Faithfully return all lines, omitting every embedded picture.

◆ ◆ ◆ ◆ ◆

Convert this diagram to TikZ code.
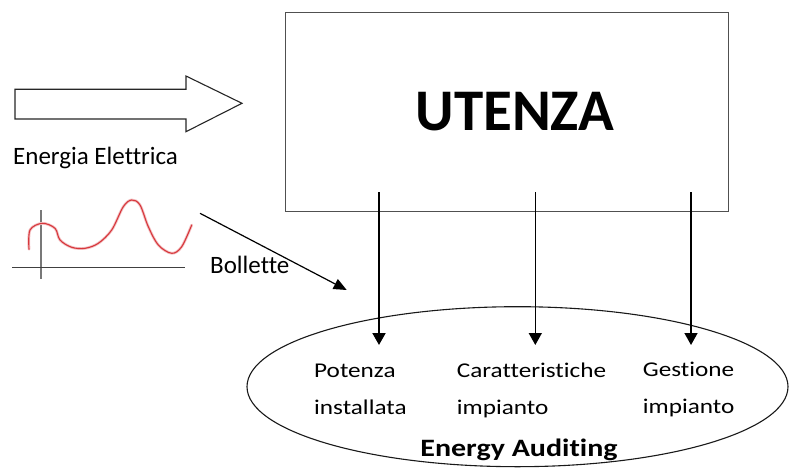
\documentclass[tikz,border=0pt]{standalone}
\usepackage{fontspec}
\setmainfont{Carlito}[Ligatures={NoCommon}]
\newfontfamily\widefont{Carlito}[FakeStretch=1.2, Ligatures={NoCommon}]
\usetikzlibrary{arrows.meta,shapes.geometric}
\definecolor{linegray}{RGB}{80,80,80}
\definecolor{curvered}{RGB}{215,55,60}
\definecolor{axisgray}{RGB}{120,120,120}
\tikzset{
  txt/.style={inner sep=0pt, font=\fontsize{25}{30}\selectfont},
  wtxt/.style={inner sep=0pt, align=left, font=\widefont\fontsize{21}{36.7}\selectfont},
  downarrow/.style={line width=1.5pt, -{Triangle[length=12pt,width=13pt]}},
}
\begin{document}
\begin{tikzpicture}[x=1pt,y=-1pt]
\useasboundingbox (0,0) rectangle (789,468);
% main box
\node[draw=linegray, line width=1.3pt, minimum width=443pt, minimum height=199pt, inner sep=0pt, anchor=north west] (box) at (285,12) {};
\node[inner sep=0pt, anchor=base, font=\bfseries\fontsize{59}{70}\selectfont] (utenza) at (515,130) {UTENZA};
% hollow arrow
\draw[draw=black!85, line width=1.1pt, fill=white] (15,89.3) -- (186,89.3) -- (186,76) -- (242,103.3) -- (186,131.7) -- (186,119) -- (15,119) -- cycle;
\node[txt, anchor=base west] (energia) at (13,164) {Energia Elettrica};
% curve sketch
\draw[axisgray, line width=1.8pt] (40.7,210) -- (40.7,279.3);
\draw[black!75, line width=0.9pt] (12.3,267.7) -- (185,267.7);
\draw[curvered!30, line width=2.8pt, line cap=round] plot[smooth, tension=0.55] coordinates {
 (29,249.3) (30,230) (42.3,223.3) (55,228.3) (60,240) (71.7,247.3) (85,248.3) (98.3,243.3) (111.7,230) (123.3,206.7) (131.7,200) (140,205) (148.3,226.7) (158.3,245) (171.7,253.3) (181.7,246.7) (191.7,225)};
\draw[curvered, line width=1.1pt, line cap=round] plot[smooth, tension=0.55] coordinates {
 (29,249.3) (30,230) (42.3,223.3) (55,228.3) (60,240) (71.7,247.3) (85,248.3) (98.3,243.3) (111.7,230) (123.3,206.7) (131.7,200) (140,205) (148.3,226.7) (158.3,245) (171.7,253.3) (181.7,246.7) (191.7,225)};
\node[txt, anchor=base west] (bollette) at (210,273.3) {Bollette};
\coordinate (bstart) at (200,213.3);
\coordinate (bend) at (346.7,290);
\draw[line width=1.2pt, -{Triangle[length=13pt,width=11pt]}] (bstart) -- (bend);
% ellipse
\node[draw=black!90, line width=1.1pt, ellipse, minimum width=541pt, minimum height=160pt, inner sep=0pt] (ea) at (517.5,386.7) {};
\node[wtxt, anchor=base west] (pot) at (314,414) {Potenza\\installata};
\node[wtxt, anchor=base west] (car) at (456.7,414) {Caratteristiche\\impianto};
\node[wtxt, anchor=base west] (ges) at (642.7,413) {Gestione\\impianto};
\node[inner sep=0pt, anchor=base, font=\widefont\bfseries\fontsize{25}{30}\selectfont] (audit) at (519,456.7) {Energy Auditing};
% down arrows
\coordinate (s1) at (379,192); \coordinate (e1) at (379,345);
\coordinate (s2) at (535.3,192); \coordinate (e2) at (535.3,345);
\coordinate (s3) at (691,192); \coordinate (e3) at (691,345);
\draw[downarrow, line width=2pt] (s1) -- (e1);
\draw[downarrow] (s2) -- (e2);
\draw[downarrow] (s3) -- (e3);
\end{tikzpicture}
\end{document}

◆ ◆ ◆ ◆ ◆

▶ **EXERCISE ANSWER**:
Convert this diagram to TikZ code.
\documentclass[tikz,border=0pt]{standalone}
\usepackage{fontspec}
\setmainfont{Carlito}[Ligatures={NoCommon}]
\newfontfamily\widefont{Carlito}[FakeStretch=1.2, Ligatures={NoCommon}]
\usetikzlibrary{arrows.meta,shapes.geometric}
\definecolor{linegray}{RGB}{80,80,80}
\definecolor{curvered}{RGB}{215,55,60}
\definecolor{axisgray}{RGB}{120,120,120}
\tikzset{
  txt/.style={inner sep=0pt, font=\fontsize{25}{30}\selectfont},
  wtxt/.style={inner sep=0pt, align=left, font=\widefont\fontsize{21}{36.7}\selectfont},
  downarrow/.style={line width=1.5pt, -{Triangle[length=12pt,width=13pt]}},
}
\begin{document}
\begin{tikzpicture}[x=1pt,y=-1pt]
\useasboundingbox (0,0) rectangle (789,468);
% main box
\node[draw=linegray, line width=1.3pt, minimum width=443pt, minimum height=199pt, inner sep=0pt, anchor=north west] (box) at (285,12) {};
\node[inner sep=0pt, anchor=base, font=\bfseries\fontsize{59}{70}\selectfont] (utenza) at (515,130) {UTENZA};
% hollow arrow
\draw[draw=black!85, line width=1.1pt, fill=white] (15,89.3) -- (186,89.3) -- (186,76) -- (242,103.3) -- (186,131.7) -- (186,119) -- (15,119) -- cycle;
\node[txt, anchor=base west] (energia) at (13,164) {Energia Elettrica};
% curve sketch
\draw[axisgray, line width=1.8pt] (40.7,210) -- (40.7,279.3);
\draw[black!75, line width=0.9pt] (12.3,267.7) -- (185,267.7);
\draw[curvered!30, line width=2.8pt, line cap=round] plot[smooth, tension=0.55] coordinates {
 (29,249.3) (30,230) (42.3,223.3) (55,228.3) (60,240) (71.7,247.3) (85,248.3) (98.3,243.3) (111.7,230) (123.3,206.7) (131.7,200) (140,205) (148.3,226.7) (158.3,245) (171.7,253.3) (181.7,246.7) (191.7,225)};
\draw[curvered, line width=1.1pt, line cap=round] plot[smooth, tension=0.55] coordinates {
 (29,249.3) (30,230) (42.3,223.3) (55,228.3) (60,240) (71.7,247.3) (85,248.3) (98.3,243.3) (111.7,230) (123.3,206.7) (131.7,200) (140,205) (148.3,226.7) (158.3,245) (171.7,253.3) (181.7,246.7) (191.7,225)};
\node[txt, anchor=base west] (bollette) at (210,273.3) {Bollette};
\coordinate (bstart) at (200,213.3);
\coordinate (bend) at (346.7,290);
\draw[line width=1.2pt, -{Triangle[length=13pt,width=11pt]}] (bstart) -- (bend);
% ellipse
\node[draw=black!90, line width=1.1pt, ellipse, minimum width=541pt, minimum height=160pt, inner sep=0pt] (ea) at (517.5,386.7) {};
\node[wtxt, anchor=base west] (pot) at (314,414) {Potenza\\installata};
\node[wtxt, anchor=base west] (car) at (456.7,414) {Caratteristiche\\impianto};
\node[wtxt, anchor=base west] (ges) at (642.7,413) {Gestione\\impianto};
\node[inner sep=0pt, anchor=base, font=\widefont\bfseries\fontsize{25}{30}\selectfont] (audit) at (519,456.7) {Energy Auditing};
% down arrows
\coordinate (s1) at (379,192); \coordinate (e1) at (379,345);
\coordinate (s2) at (535.3,192); \coordinate (e2) at (535.3,345);
\coordinate (s3) at (691,192); \coordinate (e3) at (691,345);
\draw[downarrow, line width=2pt] (s1) -- (e1);
\draw[downarrow] (s2) -- (e2);
\draw[downarrow] (s3) -- (e3);
\end{tikzpicture}
\end{document}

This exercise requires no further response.